State Bank of India (SBI), the country’s largest lender, reported a ₹4,876 crore loss for the quarter ended June due to provision for investment depreciation as the bank chose to not avail the regulatory dispensation of spreading mark-to-market losses over four quarters.
SBI, which posted a profit of ₹2,006 crore in the year-earlier period, had reported a ₹7,718 crore loss in the January-March quarter.

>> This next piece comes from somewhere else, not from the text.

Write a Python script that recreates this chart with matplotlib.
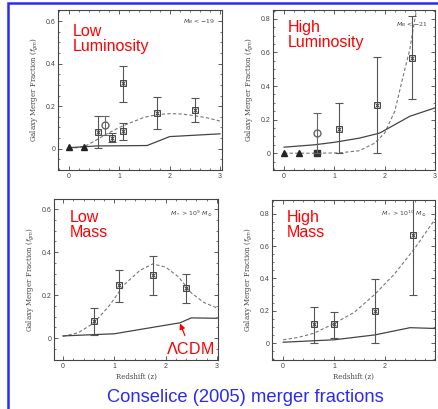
import numpy as np
import matplotlib
matplotlib.use("Agg")
import matplotlib.pyplot as plt
from matplotlib.patches import Rectangle
from matplotlib.ticker import MultipleLocator

plt.rcParams['font.family'] = ['Liberation Sans', 'DejaVu Sans']

# ---- datos ----
# Panel 1: baja luminosidad (M_B < -19)
z1 = [0.58, 0.85, 1.08, 1.08, 1.75, 2.5]
f1 = [0.08, 0.05, 0.31, 0.085, 0.17, 0.18]
lo1 = [0.005, 0.03, 0.22, 0.04, 0.094, 0.125]
hi1 = [0.155, 0.075, 0.39, 0.12, 0.245, 0.24]
tri1_z = [0.0, 0.3]
tri1_f = [0.01, 0.01]
circ1 = (0.72, 0.11, 0.065, 0.155)
dash1_z = [0, 0.3, 0.5, 0.75, 1.0, 1.25, 1.5, 1.75, 2.0, 2.25, 2.5, 2.75, 3.0]
dash1_f = [0.0, 0.01, 0.035, 0.07, 0.1, 0.125, 0.148, 0.16, 0.165, 0.163, 0.155, 0.145, 0.13]
lcdm1_z = [0, 0.55, 1.55, 2.0, 3.0]
lcdm1_f = [0.005, 0.013, 0.015, 0.057, 0.07]

# Panel 2: alta luminosidad (M_B < -21)
z2 = [1.1, 1.85, 2.55]
f2 = [0.145, 0.29, 0.57]
lo2 = [0.0, 0.0, 0.32]
hi2 = [0.30, 0.575, 0.82]
tri2_z = [0.0, 0.3, 0.65]
tri2_f = [0.0, 0.0, 0.0]
circ2 = (0.65, 0.12, 0.0, 0.24)
dash2_z = [0, 0.6, 1.1, 1.5, 1.8, 2.0, 2.2, 2.4, 2.5, 2.6, 2.7]
dash2_f = [0.0, 0.0, 0.002, 0.015, 0.06, 0.12, 0.25, 0.5, 0.62, 0.8, 0.95]
lcdm2_z = [0, 0.6, 1.0, 1.5, 1.9, 2.2, 2.5, 3.0]
lcdm2_f = [0.036, 0.05, 0.065, 0.09, 0.12, 0.17, 0.22, 0.27]

# Panel 3: baja masa (M* > 1e9)
z3 = [0.6, 1.1, 1.75, 2.4]
f3 = [0.08, 0.245, 0.295, 0.234]
lo3 = [0.014, 0.17, 0.20, 0.165]
hi3 = [0.14, 0.316, 0.38, 0.30]
dash3_z = [0, 0.3, 0.6, 0.9, 1.2, 1.5, 1.75, 2.0, 2.25, 2.5, 2.75, 3.0]
dash3_f = [0.008, 0.025, 0.07, 0.15, 0.25, 0.315, 0.345, 0.33, 0.285, 0.21, 0.165, 0.14]
lcdm3_z = [0, 1.0, 1.5, 2.0, 2.28, 2.5, 3.0]
lcdm3_f = [0.01, 0.02, 0.04, 0.06, 0.071, 0.094, 0.092]

# Panel 4: alta masa (M* > 1e10)
z4 = [0.6, 1.0, 1.8, 2.55]
f4 = [0.117, 0.115, 0.2, 0.67]
lo4 = [0.0, 0.03, 0.0, 0.30]
hi4 = [0.225, 0.195, 0.396, 0.95]
dash4_z = [0, 0.3, 0.6, 1.0, 1.4, 1.8, 2.2, 2.6, 3.0]
dash4_f = [0.02, 0.035, 0.06, 0.12, 0.19, 0.3, 0.43, 0.59, 0.77]
lcdm4_z = [0, 1.0, 1.8, 2.5, 3.0]
lcdm4_f = [0.005, 0.02, 0.05, 0.095, 0.09]

W, H = 438, 409
fig = plt.figure(figsize=(W / 100, H / 100), dpi=100)
fig.patch.set_facecolor('white')

gris = '#444444'


def caja(l, r, t, b):
    return [l / W, 1 - b / H, (r - l) / W, (b - t) / H]


def panel(rect, xlim, ylim, ymaj, z, f, lo, hi, dz, df, lz, lf, xlabel):
    ax = fig.add_axes(rect)
    ax.set_xlim(*xlim)
    ax.set_ylim(*ylim)
    ax.xaxis.set_major_locator(MultipleLocator(1))
    ax.xaxis.set_minor_locator(MultipleLocator(0.2))
    ax.yaxis.set_major_locator(MultipleLocator(ymaj))
    ax.yaxis.set_minor_locator(MultipleLocator(0.05))
    ax.tick_params(which='both', direction='in', top=True, right=True,
                   colors=gris, labelsize=5, pad=2)
    ax.tick_params(which='major', length=3, width=0.6)
    ax.tick_params(which='minor', length=1.5, width=0.5)
    ax.yaxis.set_major_formatter(plt.FuncFormatter(
        lambda v, p: '0' if abs(v) < 1e-9 else f'{v:.1f}'))
    for s in ax.spines.values():
        s.set_color(gris)
        s.set_linewidth(0.8)
    ax.set_ylabel(r'Galaxy Merger Fraction ($f_{gm}$)', fontsize=5,
                  color=gris, family='DejaVu Serif', labelpad=3)
    if xlabel:
        ax.set_xlabel('Redshift (z)', fontsize=5, color=gris,
                      family='DejaVu Serif', labelpad=2)
    ax.plot(dz, df, ls=(0, (3, 2)), color='#777777', lw=0.8)
    ax.plot(lz, lf, color='#444444', lw=0.9)
    f = np.array(f)
    err = [f - np.array(lo), np.array(hi) - f]
    ax.errorbar(z, f, yerr=err, fmt='none', ecolor='#555555',
                elinewidth=0.8, capsize=3, capthick=0.8)
    ax.plot(z, f, 's', ms=4, mfc='none', mec='#444444', mew=0.7)
    ax.plot(z, f, 'x', ms=3.5, color='#444444', mew=0.7)
    return ax


ax1 = panel(caja(58, 222, 10, 170), (-0.22, 3.04), (-0.1, 0.652), 0.2,
            z1, f1, lo1, hi1, dash1_z, dash1_f, lcdm1_z, lcdm1_f, False)
ax1.plot(tri1_z, tri1_f, '^', ms=4, color='#222222')
cz, cf, clo, chi = circ1
ax1.errorbar([cz], [cf], yerr=[[cf - clo], [chi - cf]], fmt='o', ms=5,
             mfc='none', mec='#666666', ecolor='#666666', elinewidth=0.8,
             capsize=3, capthick=0.8)
ax1.text(0.96, 0.93, r'$M_B$ < $-$19', transform=ax1.transAxes, ha='right',
         va='center', fontsize=4.5, color=gris, family='DejaVu Serif')

ax2 = panel(caja(273, 435, 10, 170), (-0.22, 3.0), (-0.1, 0.853), 0.2,
            z2, f2, lo2, hi2, dash2_z, dash2_f, lcdm2_z, lcdm2_f, False)
ax2.plot(tri2_z[:2], tri2_f[:2], '^', ms=4, color='#222222')
ax2.plot(tri2_z[2:], tri2_f[2:], 's', ms=4, color='#333333')
cz, cf, clo, chi = circ2
ax2.errorbar([cz], [cf], yerr=[[cf - clo], [chi - cf]], fmt='o', ms=5,
             mfc='none', mec='#666666', ecolor='#666666', elinewidth=0.8,
             capsize=3, capthick=0.8)
ax2.text(0.96, 0.91, r'$M_B$ < $-$21', transform=ax2.transAxes, ha='right',
         va='center', fontsize=4.5, color=gris, family='DejaVu Serif')

ax3 = panel(caja(54, 218, 199, 360), (-0.175, 3.02), (-0.102, 0.647), 0.2,
            z3, f3, lo3, hi3, dash3_z, dash3_f, lcdm3_z, lcdm3_f, True)
ax3.text(0.97, 0.91, r'$M_*$ > $10^9$ $M_\odot$', transform=ax3.transAxes,
         ha='right', va='center', fontsize=4.5, color=gris, family='DejaVu Serif')
ax3.annotate(r'$\Lambda$CDM', xy=(2.28, 0.068), xytext=(2.48, -0.05),
             ha='center', va='center', fontsize=11.5, color='red',
             arrowprops=dict(arrowstyle='-|>', color='red', lw=0.9,
                             mutation_scale=8, shrinkA=2, shrinkB=0))

ax4 = panel(caja(272, 435, 200, 360), (-0.22, 2.99), (-0.105, 0.885), 0.2,
            z4, f4, lo4, hi4, dash4_z, dash4_f, lcdm4_z, lcdm4_f, True)
ax4.text(0.95, 0.91, r'$M_*$ > $10^{10}$ $M_\odot$', transform=ax4.transAxes,
         ha='right', va='center', fontsize=4.5, color=gris, family='DejaVu Serif')

# etiquetas rojas
etiquetas = [("Low\nLuminosity", 73, 24), ("High\nLuminosity", 288, 20),
             ("Low\nMass", 70, 210), ("High\nMass", 287, 210)]
for txt, x, y in etiquetas:
    fig.text(x / W, 1 - y / H, txt, ha='left', va='top', fontsize=11.5,
             color='red', linespacing=1.0)

# marco azul y titulo
fig.patches.append(Rectangle((8 / W, -0.05), 1.1, 1 - 3 / H + 0.05,
                             transform=fig.transFigure, fill=False,
                             edgecolor='#2a2af5', lw=1.8))
fig.text(245 / W, 1 - 398 / H, 'Conselice (2005) merger fractions',
         ha='center', va='center', fontsize=13.2, color='#2a2af5')

fig.savefig('out.png', dpi=100)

The bank made a provision of ₹7,098 crore for investment depreciation while earnings included a write-back of taxes of ₹2,379 crore. Operating profit rose marginally to ₹11,973 crore during the reporting period.
Coverage ratio improves
Fresh slippages were sharply lower in the quarter at ₹9,984 crore, compared with ₹33,670 crore in the preceding quarter and ₹26,249 crore a year earlier.
The bank also improved its provision coverage ratio to 53.38%. It was 50.38% in the quarter ended March and 42.7% a year earlier.
“Fresh slippages are within our guidance… The provision coverage ratio will improve further in the coming quarter,” Rajnish Kumar, chairman, SBI, said in the post-earnings media interaction.
While slippages from corporate borrowers were only ₹3,000 crore, agriculture, small and medium enterprises and retail loans contributed to the maximum slippages.
“Slippages in agriculture came from only two States, Maharashtra and Karnataka,” Mr. Kumar said. While farmers had been reluctant to pay their dues in Karnataka as there was a pre-election promise of a loan waiver (which was eventually kept), in Maharashtra, a waiver was announced a year back, the full payment for which was yet to come.
Non-performing asset ratios improved sequentially with gross NPA ratio slipping to 10.69% compared with 10.91% in the previous quarter, but higher than the 9.97% posted a year earlier.
The bank reported a 23.8% rise in net interest income to ₹21,798 crore, mainly due to resolution of stressed assets referred for bankruptcy proceedings.
As a result, domestic net interest margin for the quarter also swelled to 2.95% from 2.67% a quarter earlier and 2.5% a year earlier. Mr. Kumar said NIM would stabilise at about 2.8%.
Loan growth
While domestic advances grew 7.2%, overseas loan growth shrank 4.4% mainly as a result of the Reserve Bank of India’s decision to ban letters of undertaking for buyers’ credit.
In the U.K., SBI has carved out a subsidiary so that loans extended by the arm do not accrue to SBI’s books.
Mr. Kumar said the bank was looking at 10% loan growth in the current fiscal.